What you are asked to do:
Repeat every line of the listing below exactly, minus the pictures.

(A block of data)
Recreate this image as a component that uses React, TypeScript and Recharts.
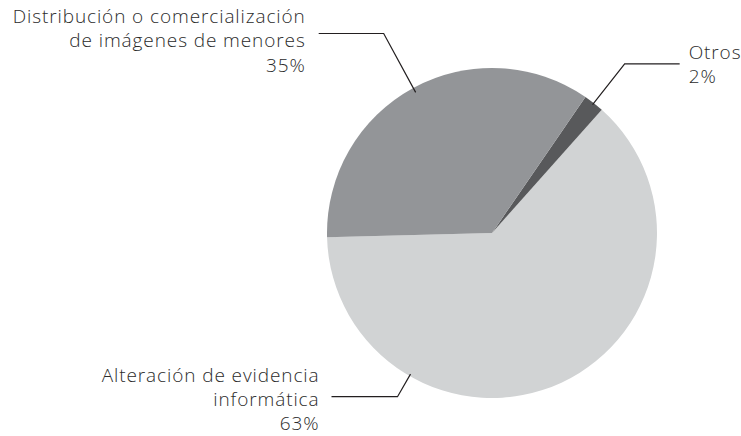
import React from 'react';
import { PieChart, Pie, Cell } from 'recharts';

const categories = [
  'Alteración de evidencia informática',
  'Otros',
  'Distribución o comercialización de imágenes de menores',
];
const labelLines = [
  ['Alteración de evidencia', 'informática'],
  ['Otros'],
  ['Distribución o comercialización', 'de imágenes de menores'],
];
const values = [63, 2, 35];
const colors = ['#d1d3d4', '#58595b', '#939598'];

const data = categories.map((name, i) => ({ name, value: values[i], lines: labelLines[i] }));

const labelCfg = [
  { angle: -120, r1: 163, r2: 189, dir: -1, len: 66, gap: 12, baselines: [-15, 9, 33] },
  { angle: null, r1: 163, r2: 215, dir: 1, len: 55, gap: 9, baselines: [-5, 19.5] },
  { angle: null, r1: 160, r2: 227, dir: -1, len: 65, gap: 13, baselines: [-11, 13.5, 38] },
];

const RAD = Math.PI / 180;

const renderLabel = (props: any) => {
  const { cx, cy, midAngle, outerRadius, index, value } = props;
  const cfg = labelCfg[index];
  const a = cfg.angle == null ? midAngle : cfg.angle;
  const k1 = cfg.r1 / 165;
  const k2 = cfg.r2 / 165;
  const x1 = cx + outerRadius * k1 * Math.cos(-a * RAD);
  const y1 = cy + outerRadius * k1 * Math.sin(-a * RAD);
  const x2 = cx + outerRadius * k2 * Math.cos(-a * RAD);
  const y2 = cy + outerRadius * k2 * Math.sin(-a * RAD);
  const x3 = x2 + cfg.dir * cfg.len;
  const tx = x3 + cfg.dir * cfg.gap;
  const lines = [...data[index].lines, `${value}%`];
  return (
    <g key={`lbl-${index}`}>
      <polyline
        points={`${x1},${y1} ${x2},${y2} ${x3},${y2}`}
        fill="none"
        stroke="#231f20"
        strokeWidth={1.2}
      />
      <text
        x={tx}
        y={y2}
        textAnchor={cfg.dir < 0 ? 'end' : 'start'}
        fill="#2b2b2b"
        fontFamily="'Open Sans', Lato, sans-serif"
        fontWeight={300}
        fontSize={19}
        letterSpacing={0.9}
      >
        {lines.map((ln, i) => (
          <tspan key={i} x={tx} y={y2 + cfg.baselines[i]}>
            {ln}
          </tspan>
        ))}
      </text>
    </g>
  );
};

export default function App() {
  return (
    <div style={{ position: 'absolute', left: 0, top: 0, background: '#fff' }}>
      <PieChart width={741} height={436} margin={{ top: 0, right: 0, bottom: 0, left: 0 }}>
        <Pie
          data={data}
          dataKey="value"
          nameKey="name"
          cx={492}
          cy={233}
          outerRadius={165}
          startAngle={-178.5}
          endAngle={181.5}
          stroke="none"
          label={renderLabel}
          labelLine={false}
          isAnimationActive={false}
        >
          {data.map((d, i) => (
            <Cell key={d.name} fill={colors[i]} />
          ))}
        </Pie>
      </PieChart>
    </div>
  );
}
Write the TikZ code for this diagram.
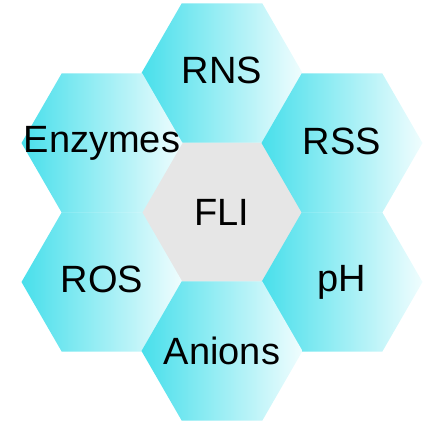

Written solution:
Recreate this image as a component that uses React, TypeScript and Recharts.
import React from 'react';
import { PieChart, Pie, Cell } from 'recharts';

const categories = [
  'Alteración de evidencia informática',
  'Otros',
  'Distribución o comercialización de imágenes de menores',
];
const labelLines = [
  ['Alteración de evidencia', 'informática'],
  ['Otros'],
  ['Distribución o comercialización', 'de imágenes de menores'],
];
const values = [63, 2, 35];
const colors = ['#d1d3d4', '#58595b', '#939598'];

const data = categories.map((name, i) => ({ name, value: values[i], lines: labelLines[i] }));

const labelCfg = [
  { angle: -120, r1: 163, r2: 189, dir: -1, len: 66, gap: 12, baselines: [-15, 9, 33] },
  { angle: null, r1: 163, r2: 215, dir: 1, len: 55, gap: 9, baselines: [-5, 19.5] },
  { angle: null, r1: 160, r2: 227, dir: -1, len: 65, gap: 13, baselines: [-11, 13.5, 38] },
];

const RAD = Math.PI / 180;

const renderLabel = (props: any) => {
  const { cx, cy, midAngle, outerRadius, index, value } = props;
  const cfg = labelCfg[index];
  const a = cfg.angle == null ? midAngle : cfg.angle;
  const k1 = cfg.r1 / 165;
  const k2 = cfg.r2 / 165;
  const x1 = cx + outerRadius * k1 * Math.cos(-a * RAD);
  const y1 = cy + outerRadius * k1 * Math.sin(-a * RAD);
  const x2 = cx + outerRadius * k2 * Math.cos(-a * RAD);
  const y2 = cy + outerRadius * k2 * Math.sin(-a * RAD);
  const x3 = x2 + cfg.dir * cfg.len;
  const tx = x3 + cfg.dir * cfg.gap;
  const lines = [...data[index].lines, `${value}%`];
  return (
    <g key={`lbl-${index}`}>
      <polyline
        points={`${x1},${y1} ${x2},${y2} ${x3},${y2}`}
        fill="none"
        stroke="#231f20"
        strokeWidth={1.2}
      />
      <text
        x={tx}
        y={y2}
        textAnchor={cfg.dir < 0 ? 'end' : 'start'}
        fill="#2b2b2b"
        fontFamily="'Open Sans', Lato, sans-serif"
        fontWeight={300}
        fontSize={19}
        letterSpacing={0.9}
      >
        {lines.map((ln, i) => (
          <tspan key={i} x={tx} y={y2 + cfg.baselines[i]}>
            {ln}
          </tspan>
        ))}
      </text>
    </g>
  );
};

export default function App() {
  return (
    <div style={{ position: 'absolute', left: 0, top: 0, background: '#fff' }}>
      <PieChart width={741} height={436} margin={{ top: 0, right: 0, bottom: 0, left: 0 }}>
        <Pie
          data={data}
          dataKey="value"
          nameKey="name"
          cx={492}
          cy={233}
          outerRadius={165}
          startAngle={-178.5}
          endAngle={181.5}
          stroke="none"
          label={renderLabel}
          labelLine={false}
          isAnimationActive={false}
        >
          {data.map((d, i) => (
            <Cell key={d.name} fill={colors[i]} />
          ))}
        </Pie>
      </PieChart>
    </div>
  );
}
Write the TikZ code for this diagram.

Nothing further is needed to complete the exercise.